What to work on.
Give the number of lines in the entries that contain "React". State only the count.
Start of Records for this task
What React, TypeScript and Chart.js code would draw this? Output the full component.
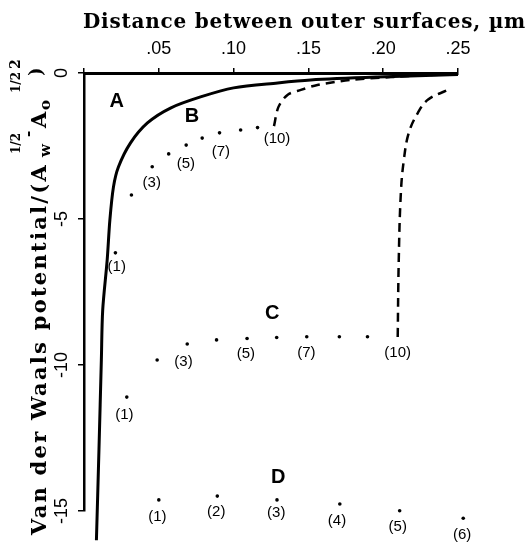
import React, { useEffect, useRef } from "react";
import { Chart, registerables } from "chart.js";
Chart.register(...registerables);

// ---- Data (x in µm, y in reduced potential units) ----
const curveAX = [0.0083, 0.0100, 0.0116, 0.0125, 0.0155, 0.0173, 0.0197, 0.023, 0.031, 0.0424, 0.0578, 0.0779, 0.1, 0.1295, 0.1515, 0.196, 0.25];
const curveAY = [-16.0, -12.9, -9.83, -8.12, -6.4, -5.03, -3.9, -3.22, -2.4, -1.71, -1.2, -0.82, -0.51, -0.34, -0.24, -0.14, -0.05];

const dashBX = [0.127, 0.130, 0.136, 0.145, 0.156, 0.178, 0.205, 0.249];
const dashBY = [-1.82, -1.16, -0.75, -0.58, -0.41, -0.24, -0.14, -0.03];

const dashCX = [0.2097, 0.2104, 0.2118, 0.2138, 0.2171, 0.2231, 0.2298, 0.2432];
const dashCY = [-9.04, -6.4, -4.11, -2.98, -2.05, -1.37, -0.92, -0.58];

const dotsBX = [0.021, 0.0317, 0.0456, 0.0566, 0.0683, 0.079, 0.0906, 0.1047, 0.116];
const dotsBY = [-6.16, -4.18, -3.21, -2.77, -2.47, -2.23, -2.05, -1.95, -1.87];

const dotsCX = [0.0286, 0.0489, 0.069, 0.0886, 0.109, 0.1288, 0.1489, 0.1707, 0.1895];
const dotsCY = [-11.1, -9.83, -9.28, -9.14, -9.09, -9.06, -9.03, -9.03, -9.03];

const dotsDX = [0.05, 0.0891, 0.129, 0.171, 0.211, 0.2535];
const dotsDY = [-14.62, -14.49, -14.62, -14.76, -14.99, -15.25];

const curveNames = ["A", "B", "C", "D"];
const curveNameX = [0.0219, 0.0721, 0.1258, 0.1299];
const curveNameY = [-0.98, -1.5, -8.22, -13.84];

const pointLabelText = ["(1)", "(3)", "(5)", "(7)", "(10)", "(1)", "(3)", "(5)", "(7)", "(10)", "(1)", "(2)", "(3)", "(4)", "(5)", "(6)"];
const pointLabelX = [0.0219, 0.0453, 0.0681, 0.0915, 0.129, 0.027, 0.0665, 0.1082, 0.1486, 0.2097, 0.0491, 0.0884, 0.1285, 0.1691, 0.2097, 0.2528];
const pointLabelY = [-6.63, -3.76, -3.12, -2.7, -2.26, -11.71, -9.89, -9.63, -9.57, -9.6, -15.2, -15.04, -15.08, -15.33, -15.54, -15.82];

const xTickLabels = ["", ".05", ".10", ".15", ".20", ".25"];
const yTickLabels = ["0", "-5", "-10", "-15"];
const yTickValues = [0, -5, -10, -15];

const xTitle = "Distance between outer surfaces, \u00b5m";
const yTitleMain = "Van der Waals potential/(A";

const pts = (xs: number[], ys: number[]) => xs.map((x, i) => ({ x, y: ys[i] }));

export default function App() {
  const ref = useRef<HTMLCanvasElement>(null);
  useEffect(() => {
    if (!ref.current) return;
    const serif = '"DejaVu Serif", serif';
    const sans = '"Liberation Sans", Arial, sans-serif';

    const fitText = (ctx: CanvasRenderingContext2D, text: string, target: number) => {
      (ctx as any).letterSpacing = "0px";
      const w0 = ctx.measureText(text).width;
      const ls = (target - w0) / text.length;
      (ctx as any).letterSpacing = ls + "px";
    };

    // lets marks that sit just outside the axes (below -15, past .25) be drawn, as in the original
    let savedArea: any = null;
    const areaPlugin = {
      id: "openArea",
      beforeDatasetsDraw(chart: any) {
        savedArea = chart.chartArea;
        chart.chartArea = { left: 0, top: 0, right: chart.width, bottom: chart.height, width: chart.width, height: chart.height };
      },
      afterDatasetsDraw(chart: any) {
        if (savedArea) chart.chartArea = savedArea;
      },
    };

    const textPlugin = {
      id: "texts",
      afterDraw(chart: any) {
        const { ctx, scales } = chart;
        const xs = scales.x;
        const ys = scales.y;
        ctx.save();
        ctx.fillStyle = "#000";

        // x-axis title
        ctx.font = `bold 20px ${serif}`;
        ctx.textAlign = "left";
        ctx.textBaseline = "alphabetic";
        fitText(ctx, xTitle, 443);
        ctx.fillText(xTitle, 83, 28);
        (ctx as any).letterSpacing = "0px";

        // y tick labels (rotated)
        ctx.font = `18px ${sans}`;
        ctx.textAlign = "center";
        ctx.textBaseline = "middle";
        yTickValues.forEach((v, i) => {
          ctx.save();
          ctx.translate(62, ys.getPixelForValue(v));
          ctx.rotate(-Math.PI / 2);
          ctx.fillText(yTickLabels[i], 0, 0);
          ctx.restore();
        });

        // y-axis title (rotated, with sub/superscripts)
        ctx.save();
        ctx.translate(46, 535);
        ctx.rotate(-Math.PI / 2);
        ctx.textAlign = "left";
        ctx.textBaseline = "alphabetic";
        ctx.font = `bold 21px ${serif}`;
        fitText(ctx, yTitleMain, 372);
        ctx.fillText(yTitleMain, 0, 0);
        (ctx as any).letterSpacing = "0px";
        ctx.font = `bold 15px ${serif}`;
        ctx.fillText("w", 378, 4);
        ctx.font = `bold 12px ${serif}`;
        ctx.fillText("1/2", 381, -26);
        ctx.font = `bold 15px ${serif}`;
        ctx.fillText("-", 398, -13);
        ctx.font = `bold 21px ${serif}`;
        ctx.fillText("A", 407, 0);
        ctx.font = `bold 15px ${serif}`;
        ctx.fillText("o", 425, 4);
        ctx.font = `bold 12px ${serif}`;
        ctx.fillText("1/2", 442, -26);
        ctx.font = `bold 18px ${serif}`;
        ctx.fillText(")", 459, -4);
        ctx.font = `bold 14px ${serif}`;
        ctx.fillText("2", 466, -26);
        ctx.restore();

        // curve names
        ctx.font = `bold 20px ${sans}`;
        ctx.textAlign = "center";
        ctx.textBaseline = "middle";
        curveNames.forEach((n, i) => {
          ctx.fillText(n, xs.getPixelForValue(curveNameX[i]), ys.getPixelForValue(curveNameY[i]));
        });

        // point labels
        ctx.font = `15px ${sans}`;
        pointLabelText.forEach((t, i) => {
          ctx.fillText(t, xs.getPixelForValue(pointLabelX[i]), ys.getPixelForValue(pointLabelY[i]));
        });
        ctx.restore();
      },
    };

    const dotStyle = {
      showLine: false,
      pointRadius: 1.8,
      pointBackgroundColor: "#000",
      pointBorderWidth: 0,
      clip: false as any,
    };

    const chart = new Chart(ref.current, {
      type: "scatter",
      data: {
        datasets: [
          {
            data: pts(curveAX, curveAY),
            showLine: true,
            borderColor: "#000",
            borderWidth: 3,
            pointRadius: 0,
            tension: 0.3,
            clip: false as any,
          },
          {
            data: pts(dashBX, dashBY),
            showLine: true,
            borderColor: "#000",
            borderWidth: 2.5,
            borderDash: [9, 6],
            pointRadius: 0,
            tension: 0.3,
            clip: false as any,
          },
          {
            data: pts(dashCX, dashCY),
            showLine: true,
            borderColor: "#000",
            borderWidth: 2.5,
            borderDash: [9, 6],
            pointRadius: 0,
            tension: 0.4,
            clip: false as any,
          },
          { data: pts(dotsBX, dotsBY), ...dotStyle },
          { data: pts(dotsCX, dotsCY), ...dotStyle },
          { data: pts(dotsDX, dotsDY), ...dotStyle },
        ],
      },
      options: {
        animation: false,
        responsive: false,
        devicePixelRatio: 1,
        layout: { padding: { left: 0, top: 0, right: 70, bottom: 31 } },
        plugins: { legend: { display: false }, tooltip: { enabled: false } },
        scales: {
          x: {
            type: "linear",
            position: "top",
            min: 0,
            max: 0.25,
            ticks: {
              stepSize: 0.05,
              maxRotation: 0,
              minRotation: 0,
              padding: 8,
              color: "#000",
              font: { family: "Liberation Sans", size: 18 },
              callback: (_v: any, i: number) => xTickLabels[i],
            },
            grid: { drawOnChartArea: false, drawTicks: true, tickLength: 5, color: "#000", lineWidth: 1.5 },
            border: { display: true, color: "#000", width: 3 },
            afterFit: (s: any) => {
              s.height = 73;
            },
          },
          y: {
            type: "linear",
            min: -15,
            max: 0,
            ticks: { stepSize: 5, display: false },
            grid: { drawOnChartArea: false, drawTicks: true, tickLength: 6, color: "#000", lineWidth: 1.5 },
            border: { display: true, color: "#000", width: 2.5 },
            afterFit: (s: any) => {
              s.width = 84;
            },
          },
        },
      },
      plugins: [areaPlugin, textPlugin],
    });
    return () => chart.destroy();
  }, []);
  return (
    <div style={{ position: "absolute", left: 0, top: 0, width: 528, height: 542, background: "#fff" }}>
      <canvas ref={ref} width={528} height={542} />
    </div>
  );
}
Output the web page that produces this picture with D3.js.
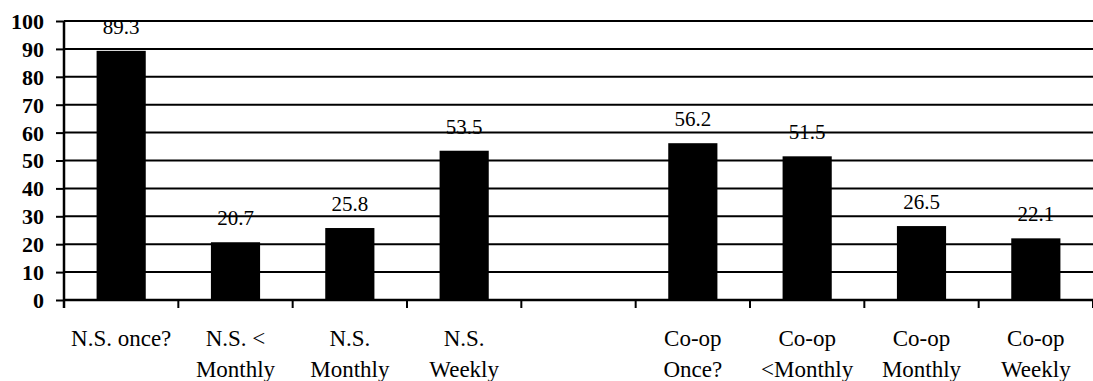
End of Records for this task
Answer.
2